Тут в затвор вошла уставщица, инокиня, объясняющая, какие молитвы и по каким книгам затворнице читать дальше. Мать Софья встретила ее ни жива ни мертва. А мать Надежда, сжавшаяся под полкой, страшная хохотушка, только и делала, что кусала себе пальцы, чтобы не засмеяться. Но от этого ей было еще смешней. И она фыркнула. Уставщица насторожилась.
— Ой, матушка, — заголосила мать Софья. — Такие страхования, такие страхования, то будто стучит кто-то, то вздыхает, то стонет, только молитвой и гоню их, проклятых. А то и за ноги иногда хватает!
Тут из-за занавески раздался звук, сильно напоминающий хрюканье, — это не выдержала мать Георгия.
Мать уставщица уже медленно пятилась назад, но наткнулась спиной на полку, и вот ведь искушение — только в затворах такое бывает — мать Надежда не выдержала и слегка ущипнула гостью за ногу! Уставщица закричала так, будто ее режут. Выбежала из баньки и прямиком к игуменье. В затворе дело нечисто. Фырканья, хрюканья, щипки! Краем глаза она заметила, что и занавеска колыхалась как-то очень странно!
Подозрительная игуменья поспешила за уставщицей прояснить ситуацию. В отличие от уставщицы, она подергала занавески, не поленилась наклониться и посмотреть, что делается под полкой... Никого, ничего. Сестры, конечно, успели убежать. Зато уставщице досталось. Нечего зря воду баламутить! Кто у меня после твоих сказок в затвор пойдет? Тщетно пыталась оправдаться уставщица и свалить все на мать Софью, напрасно разводила руками. Следующей в затвор пошла именно она. А мать Софья вскоре согласилась даже затвориться вне очереди. «Лучшие минуты в монастыре...» — мечтательно качала она головой, вспоминая о своем сладком затворе.
Царевна-лягушка
Жила-была на свете игуменья Раиса. Когда-то была она доброй, хорошей женщиной, но вот стала игуменьей — и точно ее подменили. Никого она больше не любила, ни с кем дружбы не водила. Плохо жилось при ней сестрам, скорбно и тягостно. Но не всем. Были у матушки приближенные, благочинная и казначейша, как-то они умели матушке угодить, хотя и сносили от нее немало. Хуже же всех было опущенным, тем, кто когда-то в чем-то провинился, не угодил игуменье, сказал поперек или вовремя не поклонился — их ненавидела матушка Раиса лютой ненавистью и сживала со свету как могла. Велела не передавать им посылок и писем, не отпускала в город к врачам, натравливала на них сестер, заставляла исполнять мужскую работу, носить бревна, рубить дрова, не позволяла ходить на службу, пока не будет все сделано, и они месяцами не бывали в храме. А на всякий их ропот отвечала одно: «Послушание превыше поста и молитвы. Вы монахини или кто?»

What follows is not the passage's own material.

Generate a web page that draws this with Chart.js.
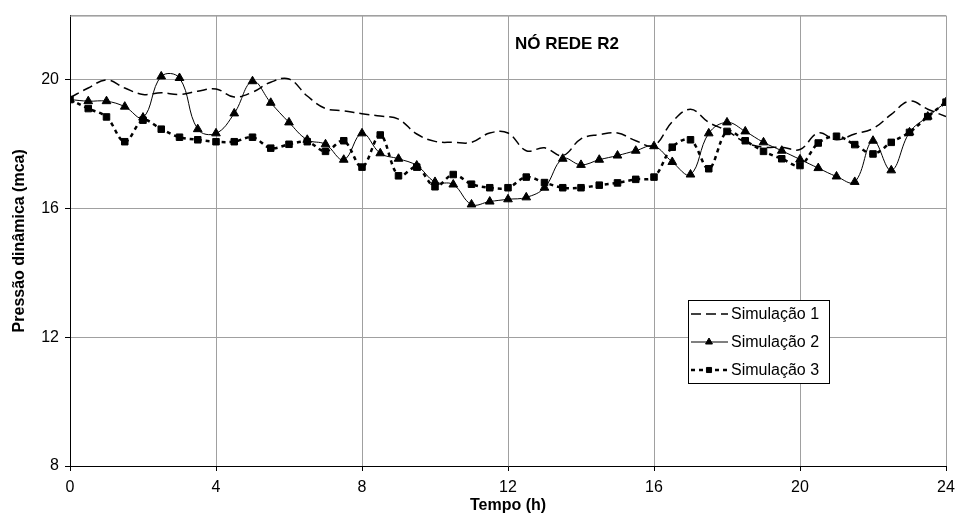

Кто-то из этих отверженных менял монастырь, кто-то уезжал домой и в озлоблении сердца вовсе переставал ходить в церковь, другие заболевали от непосильного труда и оставались инвалидами на всю жизнь, четвертых же матушка прощала. Но заслужить прощение было очень трудно. Так и текла себе монастырская жизнь, никому не ведомая, внешне тихая и спокойная, пока в опущенные не попала послушница Анна. Тут уж, видно, настал час воли Божией.
Анна была родом из Питера, работала учительницей физики, и вот, в тридцать лет от роду, пришла в монастырь. Жила она здесь уже третий год, работала на разных послушаниях, в последнее время в швейной мастерской, известна была ровностью и веселостию характера, данные имела неплохие, анкету хорошую, пора было ее уже куда-нибудь пристроить, может быть, постричь и повысить, а может быть, понизить и не постричь. И вызвала игуменья Анну к себе.
— Столько лет уже в монастыре, а все послушница. Потому что нет у тебя правильного руководства, — объяснила Анне игуменья. — Хочу взяться за тебя сама и как мать твоя хочу выслушать, какие у тебя помыслы, что отягощает твою душу, в чем ты согрешила. Я слушаю.
Анна же молчала.
— Слушаю, — строго повторила игуменья.
— Матушка, благодарю вас за заботу и материнскую помощь, но вчера вечером я уже исповедовалась и все мои помыслы, все грехи рассказала отцу Анатолию, а новых помыслов у меня пока не накопилось...
О глупое и неразумное, о наивное и несмысленное чадо! Как отвечало ты своей начальнице? Так ли должно было говорить с главной о глупой твоей душе попечительницей, заменившей тебе родную мать? Сама привела ты себя к погибели, ложным своим простодушием (личиною гордости) и бесхитростностью ответа, сама!